Stress During Pregnancy May Imprint Baby’s Genes
New research done at the University of Minnesota and Georgetown University suggests that a mother’s stress during pregnancy imprints the genetic makeup of the baby, making that baby more likely to develop obesity later in life. The research team stressed pregnant mice. After the babies were born, the females developed fat around their middle and prediabetes symptoms. The males did not. The team believes this is a result of a changed metabolism due to the mother’s stress.
The team continued their study by exposing cells in a test tube to stress hormones during their development. They found that cells exposed to these hormones at a certain time in their embryonic development would “remember” their cell type, and be inclined to become fat cells. The team believes this indicates that stress hormones of the mother will cause genetic changes in the fetus, making the fetus prone to metabolic syndrome and obesity.
The female mice in this study developed this obesity response, but the males did not. This could be because neuroscientists find that men and women respond differently to stress.
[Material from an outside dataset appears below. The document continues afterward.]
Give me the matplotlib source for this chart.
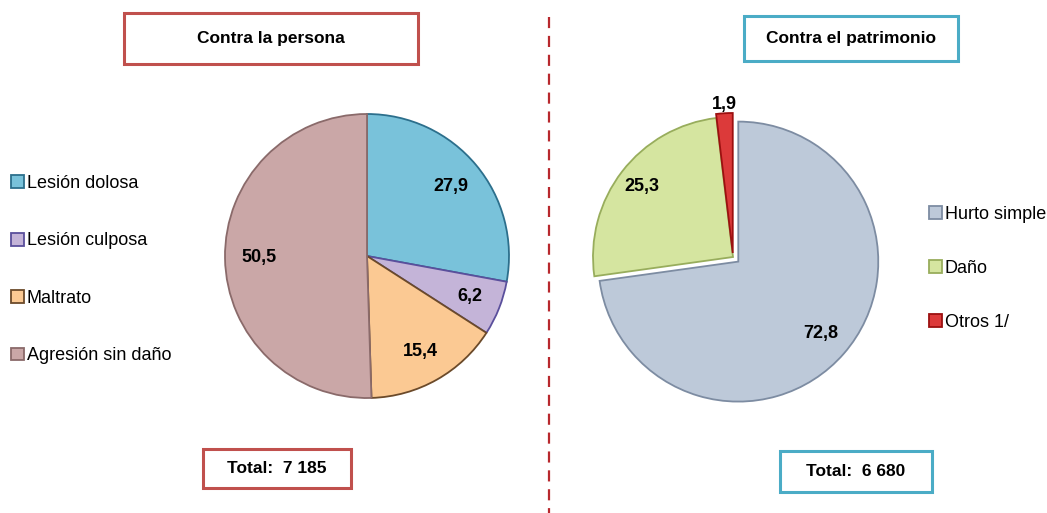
import numpy as np
import matplotlib.pyplot as plt
from matplotlib.patches import Rectangle

plt.rcParams['font.family'] = ['Liberation Sans', 'DejaVu Sans']

W, H = 1047, 513  # figure in pixels, axes use pixel units (y up)

# ---------------- data
persona_labels = ['Lesión dolosa', 'Lesión culposa', 'Maltrato', 'Agresión sin daño']
persona_values = [27.9, 6.2, 15.4, 50.5]
persona_total = '7 185'

patrimonio_labels = ['Hurto simple', 'Daño', 'Otros 1/']
patrimonio_values = [72.8, 25.3, 1.9]
patrimonio_total = '6 680'

# ---------------- styles
persona_colors = ['#79c2da', '#c4b4d8', '#fbc993', '#caa7a7']
persona_edges = ['#2c6f8c', '#5a4f9c', '#6b4a2a', '#8a6a6a']
patrimonio_colors = ['#bdc9d9', '#d5e5a0', '#dc3a3a']
patrimonio_edges = ['#7d8ca2', '#98ad5c', '#9c1010']
red_box = '#c0504d'
blue_box = '#4bacc6'


def yy(y):
    return H - y


def fmt(v):
    return f'{v:.1f}'.replace('.', ',')


def put_labels(ax, wedges, values, radius, dists):
    for w, v, d in zip(wedges, values, dists):
        t = np.radians((w.theta1 + w.theta2) / 2)
        cx, cy = w.center
        ax.text(cx + d * radius * np.cos(t), cy + d * radius * np.sin(t), fmt(v),
                ha='center', va='center', fontsize=13, fontweight='bold')


def box(ax, x0, y0, x1, y1, color, text):
    ax.add_patch(Rectangle((x0, yy(y1)), x1 - x0, y1 - y0, fill=False,
                           edgecolor=color, linewidth=2.2))
    ax.text((x0 + x1) / 2, yy((y0 + y1) / 2), text, ha='center', va='center',
            fontsize=12.5, fontweight='bold')


fig = plt.figure(figsize=(W / 100, H / 100), dpi=100)
ax = fig.add_axes([0, 0, 1, 1])

# left pie
r1 = 142
w1, _ = ax.pie(persona_values, colors=persona_colors, startangle=90, counterclock=False,
               center=(367, yy(256)), radius=r1,
               wedgeprops=dict(linewidth=1.3))
for w, e in zip(w1, persona_edges):
    w.set_edgecolor(e)
put_labels(ax, w1, persona_values, r1, [0.77, 0.78, 0.77, 0.76])

# right pie
r2 = 140
w2, _ = ax.pie(patrimonio_values, colors=patrimonio_colors, startangle=90, counterclock=False,
               center=(733, yy(257)), radius=r2, explode=[7, 0, 4],
               wedgeprops=dict(linewidth=1.3))
for w, e in zip(w2, patrimonio_edges):
    w.set_edgecolor(e)
put_labels(ax, w2, patrimonio_values, r2, [0.78, 0.82, 1.06])

ax.set_xlim(0, W)
ax.set_ylim(0, H)
ax.set_aspect('auto')
ax.axis('off')

# legends
leg_kw = dict(loc='upper left', bbox_transform=ax.transData, frameon=False, fontsize=13,
              handlelength=0.72, handleheight=0.72, handletextpad=0.15,
              borderpad=0, borderaxespad=0)
leg1 = ax.legend(w1, persona_labels, bbox_to_anchor=(11, yy(175)), labelspacing=2.24, **leg_kw)
ax.add_artist(leg1)
ax.legend(w2, patrimonio_labels, bbox_to_anchor=(929, yy(206)), labelspacing=2.05, **leg_kw)

# title and total boxes
box(ax, 124, 13, 418, 64, red_box, 'Contra la persona')
box(ax, 203, 449, 351, 488, red_box, 'Total:  ' + persona_total)
box(ax, 744, 16, 958, 61, blue_box, 'Contra el patrimonio')
box(ax, 780, 451, 932, 492, blue_box, 'Total:  ' + patrimonio_total)

# divider
ax.plot([549, 549], [yy(17), 0], color='#b8282d', linewidth=1.6, linestyle=(0, (5, 3.5)))

fig.savefig('out.png', dpi=100)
In men, stress activates the “fight or flight” response, but in women, it activates the limbic system. The limbic system is associated with emotional response. Overeating in response to emotional stimuli is often at the core of obesity problems.
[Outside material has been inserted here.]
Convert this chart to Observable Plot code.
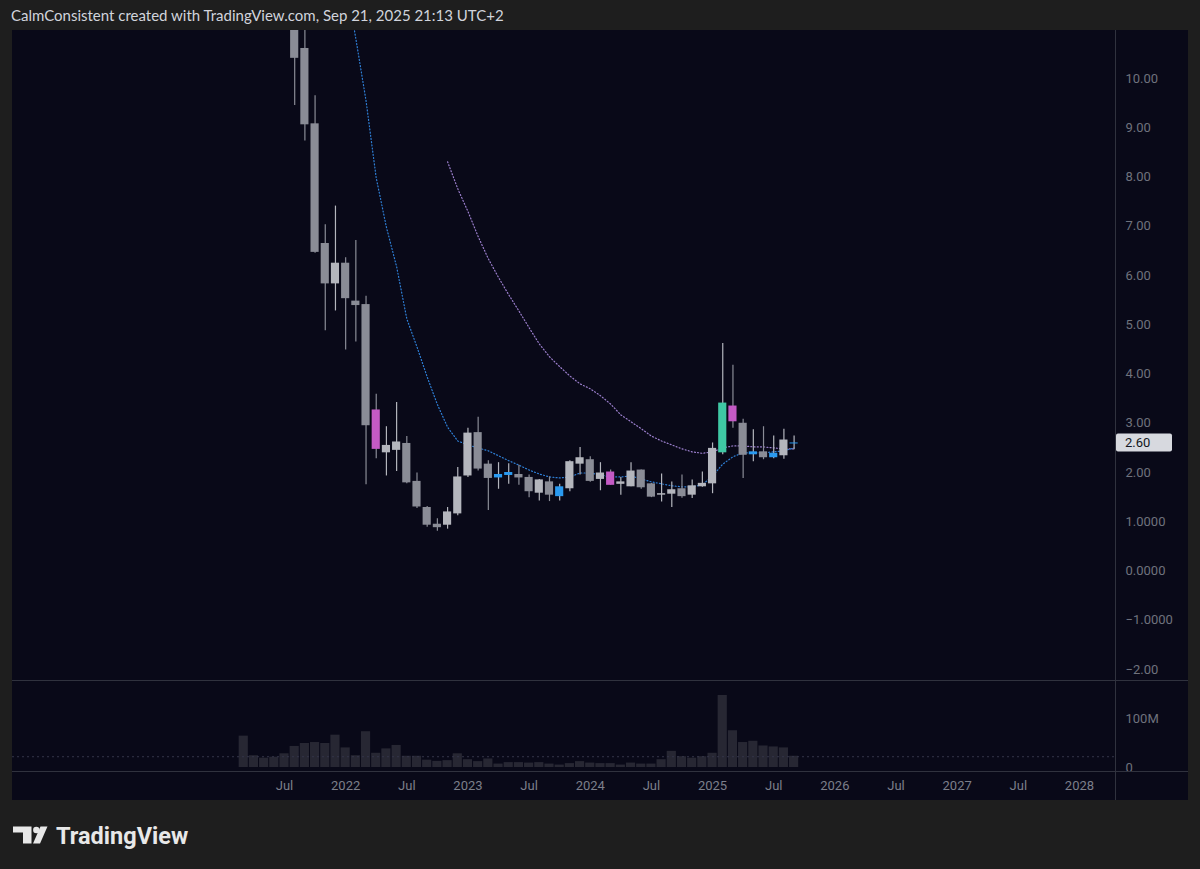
<!DOCTYPE html>
<html>
<head>
<meta charset="utf-8">
<script src="https://cdn.jsdelivr.net/npm/d3@7"></script>
<script src="https://cdn.jsdelivr.net/npm/@observablehq/plot@0.6"></script>
<style>
  html, body { margin: 0; padding: 0; }
  body { width: 1200px; height: 869px; background: #1e1e1e; position: relative; overflow: hidden; font-family: Roboto, sans-serif; }
  #header { position: absolute; left: 11px; top: 6px; font: 15px Lato, sans-serif; color: #d1d4dc; white-space: nowrap; }
  #chart { position: absolute; left: 12px; top: 30px; width: 1176px; height: 770px; background: #090918; overflow: hidden; }
  #chart svg { display: block; }
  #main { position: absolute; left: 0; top: 0; }
  #vol { position: absolute; left: 0; top: 650px; }
  .sep { position: absolute; background: #30323e; }
  #logo { position: absolute; left: 0; top: 815px; }
</style>
</head>
<body>
<div id="header">CalmConsistent created with TradingView.com, Sep 21, 2025 21:13 UTC+2</div>
<div id="chart">
  <div id="main"></div>
  <div id="vol"></div>
  <div class="sep" style="left:0;top:650px;width:1176px;height:1px"></div>
  <div class="sep" style="left:0;top:741px;width:1176px;height:1px"></div>
  <div class="sep" style="left:1103px;top:0;width:1px;height:770px"></div>
</div>
<svg id="logo" width="220" height="40" viewBox="0 815 220 40">
  <path d="M13,826.5 H31.5 V843.5 H23 V832.5 H13 Z" fill="#e8e8e8"/>
  <circle cx="36.3" cy="830" r="3.2" fill="#e8e8e8"/>
  <path d="M40.5,826.5 H47.5 L40,843.5 H33 Z" fill="#e8e8e8"/>
  <text x="56" y="843.5" font-family="Roboto, sans-serif" font-weight="700" font-size="23.5" fill="#e8e8e8">TradingView</text>
</svg>
<script>
// ---- data (monthly candles) ----
const months = [
  "2021-03","2021-04","2021-05","2021-06","2021-07","2021-08","2021-09","2021-10","2021-11","2021-12",
  "2022-01","2022-02","2022-03","2022-04","2022-05","2022-06","2022-07","2022-08","2022-09","2022-10","2022-11","2022-12",
  "2023-01","2023-02","2023-03","2023-04","2023-05","2023-06","2023-07","2023-08","2023-09","2023-10","2023-11","2023-12",
  "2024-01","2024-02","2024-03","2024-04","2024-05","2024-06","2024-07","2024-08","2024-09","2024-10","2024-11","2024-12",
  "2025-01","2025-02","2025-03","2025-04","2025-05","2025-06","2025-07","2025-08","2025-09"
];
const open = [
  12.5,22,20,18,14,13,10.61,9.08,6.65,5.83,
  6.25,5.48,5.41,3.27,2.40,2.45,2.59,1.82,1.29,0.95,0.93,1.16,
  1.93,2.81,2.17,1.89,1.94,1.96,1.90,1.58,1.81,1.51,1.67,2.17,
  2.26,1.86,2.01,1.76,1.71,2.05,1.77,1.54,1.56,1.67,1.54,1.71,
  1.77,2.40,3.35,3.00,2.36,2.42,2.30,2.34,2.58
];
const high = [
  28,30,25,20,16,15.5,12.5,9.65,7.03,7.41,
  6.36,6.71,5.58,3.59,2.93,3.42,2.73,1.99,1.31,1.06,1.29,2.10,
  2.90,3.12,2.24,2.20,2.18,2.15,1.95,1.86,1.91,1.76,2.24,2.51,
  2.32,2.20,2.05,1.90,2.20,2.05,1.78,1.97,1.81,1.95,1.85,2.01,
  2.60,4.62,4.18,3.08,2.87,2.93,2.74,2.88,2.74
];
const low = [
  11.8,15,12,12.5,11.5,9.45,8.73,6.45,4.88,5.28,
  4.49,4.65,1.75,2.28,1.93,2.02,1.77,1.27,0.89,0.81,0.85,1.12,
  1.90,2.03,1.23,1.66,1.76,1.74,1.49,1.42,1.41,1.42,1.61,1.95,
  1.80,1.63,1.74,1.54,1.71,1.66,1.49,1.40,1.29,1.48,1.47,1.70,
  1.57,2.36,2.90,1.88,2.22,2.26,2.28,2.27,2.46
];
const close = [
  22,20,18,14,13,10.41,9.06,6.47,5.83,6.25,
  5.53,5.39,2.95,2.47,2.55,2.62,1.79,1.30,0.93,0.88,1.20,1.91,
  2.80,2.07,1.88,1.96,2.00,1.89,1.61,1.85,1.54,1.71,2.22,2.30,
  1.82,1.99,1.74,1.81,2.03,1.69,1.50,1.57,1.65,1.51,1.73,1.78,
  2.49,3.41,3.03,2.35,2.42,2.30,2.39,2.66,2.60
];
const candleKind = [
  "up","down","down","down","down","down","down","down","down","up",
  "down","down","down","magenta","up","up","down","down","down","down","up","up",
  "up","down","down","blue","blue","down","down","up","down","blue","up","up",
  "down","up","magenta","up","up","down","down","up","up","down","up","up",
  "up","teal","magenta","down","blue","down","blue","up","blue"
];
// volume in millions
const volume = [
  64,24,19,21,28,43,49,51,49,66,
  40,24,73,29,38,45,23,23,15,12.5,14,28,
  16,12,17.5,7,10,10,9,10,7,5,8,12,
  9,8,8,5,9,7,7,16,33,22,19,22,
  29,147,75,51,53.5,44,42,40,23
];
// moving averages (null = not drawn)
const maFast = [
  null,null,null,null,null,null,null,null,null,null,
  11.99,10.81,9.55,7.98,6.98,6.18,5.12,4.55,3.94,3.38,2.92,2.64,
  2.56,2.50,2.44,2.34,2.24,2.15,2.05,1.97,1.91,1.89,1.91,1.99,
  1.99,1.95,1.91,1.91,1.93,1.87,1.81,1.77,1.73,1.71,1.71,1.75,
  1.93,2.17,2.32,2.40,2.40,2.40,2.42,2.44,2.50
];
const maSlow = [
  null,null,null,null,null,null,null,null,null,null,
  null,null,null,null,null,null,null,null,null,null,8.31,7.76,
  7.30,6.79,6.34,5.96,5.61,5.28,4.94,4.61,4.35,4.15,3.96,3.80,
  3.70,3.56,3.39,3.17,3.03,2.89,2.74,2.64,2.56,2.48,2.42,2.39,
  2.42,2.50,2.54,2.54,2.52,2.52,2.50,2.48,2.48
];
const volumeRef = 22;
// axis ticks
const yTickValues = [10, 9, 8, 7, 6, 5, 4, 3, 2, 1, 0, -1, -2];
const yTickLabels = ["10.00","9.00","8.00","7.00","6.00","5.00","4.00","3.00","2.00","1.0000","0.0000","\u22121.0000","\u22122.00"];
const volTickValues = [0, 100];
const volTickLabels = ["0", "100M"];
const xTickMonths = ["2021-07","2022-01","2022-07","2023-01","2023-07","2024-01","2024-07","2025-01","2025-07","2026-01","2026-07","2027-01","2027-07","2028-01"];
const xTickLabels = ["Jul","2022","Jul","2023","Jul","2024","Jul","2025","Jul","2026","Jul","2027","Jul","2028"];
const kinds = ["up","down","blue","magenta","teal"];
const kindColors = ["#b4b6bd","#8a8c96","#2a9af0","#c45ac5","#3fc8a4"];

// ---- build ----
function monthIndex(s) { const [y, m] = s.split("-").map(Number); return (y - 2021) * 12 + (m - 1); }
const data = months.map((m, k) => ({
  i: monthIndex(m), open: open[k], high: high[k], low: low[k], close: close[k],
  kind: candleKind[k], dir: close[k] >= open[k] ? "up" : "down",
  vol: volume[k], fast: maFast[k], slow: maSlow[k]
}));
const xDomain = [-20.688, 87.535];
const xTicks = xTickMonths.map(monthIndex);
const axisColor = "#6f727d";

const mainPlot = Plot.plot({
  width: 1176, height: 650,
  marginTop: 0, marginBottom: 0, marginLeft: 0, marginRight: 73,
  style: { background: "transparent", color: axisColor, fontFamily: "Roboto, sans-serif", fontSize: "13px" },
  x: { domain: xDomain, axis: null },
  y: { domain: [-2.223, 10.975], axis: null },
  color: { domain: kinds, range: kindColors },
  marks: [
    Plot.axisY({ anchor: "right", label: null, ticks: yTickValues, tickFormat: d => yTickLabels[yTickValues.indexOf(d)], tickSize: 0, tickPadding: 10, fill: axisColor }),
    Plot.line(data, { x: "i", y: "slow", stroke: "#9d80cf", strokeWidth: 1.2, strokeDasharray: "1 2.2", clip: true }),
    Plot.line(data, { x: "i", y: "fast", stroke: "#2f80d8", strokeWidth: 1.2, strokeDasharray: "1 2.2", clip: true }),
    Plot.ruleX(data, { x: "i", y1: "low", y2: "high", stroke: "dir", strokeWidth: 1.2, clip: true }),
    Plot.rect(data, { x1: d => d.i - 0.4, x2: d => d.i + 0.4, y1: "open", y2: "close", fill: "kind", clip: true })
  ]
});
document.getElementById("main").append(mainPlot);

// last price label on the price axis
{
  const last = close[close.length - 1];
  const yPx = mainPlot.scale("y").apply(last);
  const xPx = mainPlot.scale("x").range[1];
  const svg = d3.select(mainPlot);
  svg.append("rect").attr("x", xPx + 1).attr("y", yPx - 9).attr("width", 56).attr("height", 18).attr("rx", 2).attr("fill", "#d7d9df");
  svg.append("text").attr("x", xPx + 10).attr("y", yPx).attr("dy", "0.35em").attr("text-anchor", "start").attr("fill", "#131722")
     .attr("font-family", "Roboto, sans-serif").attr("font-size", 13).text(last.toFixed(2));
}

const volPlot = Plot.plot({
  width: 1176, height: 120,
  marginTop: 0, marginBottom: 29, marginLeft: 0, marginRight: 73,
  style: { background: "transparent", color: axisColor, fontFamily: "Roboto, sans-serif", fontSize: "13px" },
  x: { domain: xDomain, axis: null },
  y: { domain: [-8.16, 177.55], axis: null },
  marks: [
    Plot.rectY(data, { x1: d => d.i - 0.45, x2: d => d.i + 0.45, y: "vol", fill: "#272733" }),
    Plot.ruleY([volumeRef], { stroke: "#34354a", strokeDasharray: "2 3" }),
    Plot.axisY({ anchor: "right", label: null, ticks: volTickValues, tickFormat: d => volTickLabels[volTickValues.indexOf(d)], tickSize: 0, tickPadding: 10, fill: axisColor }),
    Plot.axisX({ label: null, ticks: xTicks, tickFormat: d => xTickLabels[xTicks.indexOf(d)], tickSize: 0, tickPadding: 9, fill: "#7c7f8a" })
  ]
});
document.getElementById("vol").append(volPlot);
</script>
</body>
</html>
If these experimental results in mice prove true in humans, they could help to overcome the possible societal sanctions against overweight people. In today’s environment, overweight people are told that their problem stems from a simple equation of “eating too much.” Yet, genetic variation in metabolism is so wide that no one can identify how much is too much. Congressional representatives and news media have even posed the possibility of “taxing” people who are too fat. Meanwhile, the average weight of Americans has been rising dramatically for the last two decades. This research promises to identify one of the causes of obesity, even if its cure is not in sight.